**WRITTEN INSTRUCTION**
Begin with the first line below and retype each line exactly through the line containing "const Y_GRID = [50, 100, 150, 200, 250];". Any pictures are to be left out.

------------------------

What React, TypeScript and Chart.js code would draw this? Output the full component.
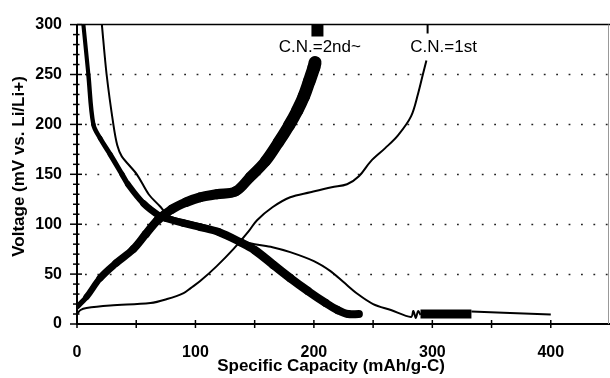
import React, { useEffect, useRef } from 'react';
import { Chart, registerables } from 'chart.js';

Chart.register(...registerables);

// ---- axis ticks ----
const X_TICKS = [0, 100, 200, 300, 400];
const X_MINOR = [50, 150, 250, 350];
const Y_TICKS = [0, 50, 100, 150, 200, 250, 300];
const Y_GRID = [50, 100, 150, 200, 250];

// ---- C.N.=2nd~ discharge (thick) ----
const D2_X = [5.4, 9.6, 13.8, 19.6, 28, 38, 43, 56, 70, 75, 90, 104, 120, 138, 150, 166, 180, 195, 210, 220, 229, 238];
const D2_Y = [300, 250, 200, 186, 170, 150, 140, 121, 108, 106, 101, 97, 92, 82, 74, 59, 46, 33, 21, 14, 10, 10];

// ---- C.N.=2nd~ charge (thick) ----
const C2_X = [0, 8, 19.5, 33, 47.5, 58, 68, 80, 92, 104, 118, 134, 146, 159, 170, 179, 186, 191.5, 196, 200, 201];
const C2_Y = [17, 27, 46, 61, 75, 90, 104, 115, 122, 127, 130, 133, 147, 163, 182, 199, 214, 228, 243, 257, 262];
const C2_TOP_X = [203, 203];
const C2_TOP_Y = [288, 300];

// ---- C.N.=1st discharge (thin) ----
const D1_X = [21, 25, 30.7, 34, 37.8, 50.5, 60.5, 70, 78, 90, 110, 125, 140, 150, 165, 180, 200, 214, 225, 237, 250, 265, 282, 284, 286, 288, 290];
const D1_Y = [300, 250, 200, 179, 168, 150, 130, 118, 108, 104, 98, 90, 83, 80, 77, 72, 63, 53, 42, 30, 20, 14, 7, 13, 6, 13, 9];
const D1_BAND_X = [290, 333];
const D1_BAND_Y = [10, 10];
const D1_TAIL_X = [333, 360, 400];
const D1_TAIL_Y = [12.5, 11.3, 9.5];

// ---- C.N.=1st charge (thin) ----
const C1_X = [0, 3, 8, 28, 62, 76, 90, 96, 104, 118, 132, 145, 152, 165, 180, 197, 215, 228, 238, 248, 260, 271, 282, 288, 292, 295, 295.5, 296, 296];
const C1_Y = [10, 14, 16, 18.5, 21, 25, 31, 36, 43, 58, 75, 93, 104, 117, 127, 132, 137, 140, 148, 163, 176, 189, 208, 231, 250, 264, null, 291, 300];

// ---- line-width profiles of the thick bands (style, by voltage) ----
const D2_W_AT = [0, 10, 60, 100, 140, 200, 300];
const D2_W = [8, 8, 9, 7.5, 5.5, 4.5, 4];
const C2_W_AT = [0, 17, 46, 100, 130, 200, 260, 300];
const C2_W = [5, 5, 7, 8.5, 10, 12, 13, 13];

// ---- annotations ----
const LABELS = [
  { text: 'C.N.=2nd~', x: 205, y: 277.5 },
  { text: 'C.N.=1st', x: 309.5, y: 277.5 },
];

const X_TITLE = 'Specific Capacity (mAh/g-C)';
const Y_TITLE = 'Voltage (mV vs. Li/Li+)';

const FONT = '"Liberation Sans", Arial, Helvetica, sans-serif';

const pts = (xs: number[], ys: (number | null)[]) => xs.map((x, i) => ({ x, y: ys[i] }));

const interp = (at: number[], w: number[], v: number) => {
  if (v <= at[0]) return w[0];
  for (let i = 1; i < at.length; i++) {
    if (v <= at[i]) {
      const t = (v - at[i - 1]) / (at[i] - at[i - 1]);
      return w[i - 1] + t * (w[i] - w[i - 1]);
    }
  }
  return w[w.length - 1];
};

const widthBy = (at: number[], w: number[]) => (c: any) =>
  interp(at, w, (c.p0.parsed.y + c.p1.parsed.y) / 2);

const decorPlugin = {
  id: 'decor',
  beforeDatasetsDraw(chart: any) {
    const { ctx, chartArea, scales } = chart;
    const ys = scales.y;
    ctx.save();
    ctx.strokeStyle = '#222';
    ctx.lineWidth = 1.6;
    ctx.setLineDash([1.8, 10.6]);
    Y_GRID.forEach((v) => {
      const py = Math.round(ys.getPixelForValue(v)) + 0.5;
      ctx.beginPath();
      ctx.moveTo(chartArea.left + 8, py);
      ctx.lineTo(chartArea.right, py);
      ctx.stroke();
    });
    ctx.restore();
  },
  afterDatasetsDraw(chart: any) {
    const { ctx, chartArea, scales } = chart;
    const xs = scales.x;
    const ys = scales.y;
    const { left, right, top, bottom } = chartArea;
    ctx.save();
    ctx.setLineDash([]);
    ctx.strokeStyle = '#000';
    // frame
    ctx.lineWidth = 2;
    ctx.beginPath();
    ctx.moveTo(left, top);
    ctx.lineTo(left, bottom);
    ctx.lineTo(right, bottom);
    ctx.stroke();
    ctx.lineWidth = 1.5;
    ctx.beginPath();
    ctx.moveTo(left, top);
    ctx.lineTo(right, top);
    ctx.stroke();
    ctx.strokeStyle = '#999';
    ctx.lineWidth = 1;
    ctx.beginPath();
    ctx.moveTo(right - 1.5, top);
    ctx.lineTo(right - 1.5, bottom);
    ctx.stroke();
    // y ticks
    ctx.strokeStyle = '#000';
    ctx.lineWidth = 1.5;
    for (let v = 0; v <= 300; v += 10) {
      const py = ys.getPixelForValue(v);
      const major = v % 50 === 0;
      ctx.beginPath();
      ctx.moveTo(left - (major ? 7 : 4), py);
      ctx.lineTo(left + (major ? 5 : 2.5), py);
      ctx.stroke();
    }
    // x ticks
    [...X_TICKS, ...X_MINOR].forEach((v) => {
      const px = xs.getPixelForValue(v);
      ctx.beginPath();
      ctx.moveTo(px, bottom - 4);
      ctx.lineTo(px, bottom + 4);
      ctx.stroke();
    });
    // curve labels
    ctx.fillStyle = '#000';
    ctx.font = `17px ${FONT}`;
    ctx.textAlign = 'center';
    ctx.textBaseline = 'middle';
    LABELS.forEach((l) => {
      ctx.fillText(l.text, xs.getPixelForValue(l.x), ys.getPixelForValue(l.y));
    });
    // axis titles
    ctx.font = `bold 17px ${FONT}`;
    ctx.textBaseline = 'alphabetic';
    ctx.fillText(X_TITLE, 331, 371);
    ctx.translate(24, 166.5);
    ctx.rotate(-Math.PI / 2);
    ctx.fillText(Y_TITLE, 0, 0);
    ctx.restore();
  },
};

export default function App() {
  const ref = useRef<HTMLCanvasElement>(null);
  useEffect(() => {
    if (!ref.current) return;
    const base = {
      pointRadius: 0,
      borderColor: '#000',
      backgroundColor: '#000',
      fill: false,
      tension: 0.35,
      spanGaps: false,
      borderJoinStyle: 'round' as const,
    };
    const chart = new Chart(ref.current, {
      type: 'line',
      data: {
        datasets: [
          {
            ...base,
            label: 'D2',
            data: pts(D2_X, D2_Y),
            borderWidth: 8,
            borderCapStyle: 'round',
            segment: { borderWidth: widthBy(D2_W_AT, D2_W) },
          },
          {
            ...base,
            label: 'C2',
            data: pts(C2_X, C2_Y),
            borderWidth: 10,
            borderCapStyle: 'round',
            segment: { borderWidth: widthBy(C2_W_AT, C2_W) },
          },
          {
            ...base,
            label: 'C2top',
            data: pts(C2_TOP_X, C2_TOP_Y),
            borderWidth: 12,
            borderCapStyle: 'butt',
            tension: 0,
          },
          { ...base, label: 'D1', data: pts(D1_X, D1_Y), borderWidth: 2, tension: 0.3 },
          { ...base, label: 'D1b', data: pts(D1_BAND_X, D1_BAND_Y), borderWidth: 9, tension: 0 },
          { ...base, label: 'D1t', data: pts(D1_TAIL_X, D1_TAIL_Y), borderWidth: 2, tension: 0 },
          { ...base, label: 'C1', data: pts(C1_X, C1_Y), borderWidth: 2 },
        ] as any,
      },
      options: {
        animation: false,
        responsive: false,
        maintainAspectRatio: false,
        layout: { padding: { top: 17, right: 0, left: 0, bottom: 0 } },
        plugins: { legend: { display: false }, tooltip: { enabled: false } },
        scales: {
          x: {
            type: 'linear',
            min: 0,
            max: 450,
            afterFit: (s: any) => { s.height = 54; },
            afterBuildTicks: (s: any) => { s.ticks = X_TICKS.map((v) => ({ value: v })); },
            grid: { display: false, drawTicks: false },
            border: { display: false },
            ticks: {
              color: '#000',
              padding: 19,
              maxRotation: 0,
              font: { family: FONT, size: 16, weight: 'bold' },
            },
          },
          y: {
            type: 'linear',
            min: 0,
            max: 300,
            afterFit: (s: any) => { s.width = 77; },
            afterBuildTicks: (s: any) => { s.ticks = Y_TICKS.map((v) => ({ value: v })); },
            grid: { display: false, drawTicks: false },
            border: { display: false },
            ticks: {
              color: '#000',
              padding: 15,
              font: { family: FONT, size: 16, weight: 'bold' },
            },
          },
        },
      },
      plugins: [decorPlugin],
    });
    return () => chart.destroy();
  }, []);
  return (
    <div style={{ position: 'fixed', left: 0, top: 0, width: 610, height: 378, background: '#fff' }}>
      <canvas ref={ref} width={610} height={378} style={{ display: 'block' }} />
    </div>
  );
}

------------------------

**EXERCISE RESPONSE**
What React, TypeScript and Chart.js code would draw this? Output the full component.
import React, { useEffect, useRef } from 'react';
import { Chart, registerables } from 'chart.js';

Chart.register(...registerables);

// ---- axis ticks ----
const X_TICKS = [0, 100, 200, 300, 400];
const X_MINOR = [50, 150, 250, 350];
const Y_TICKS = [0, 50, 100, 150, 200, 250, 300];
const Y_GRID = [50, 100, 150, 200, 250];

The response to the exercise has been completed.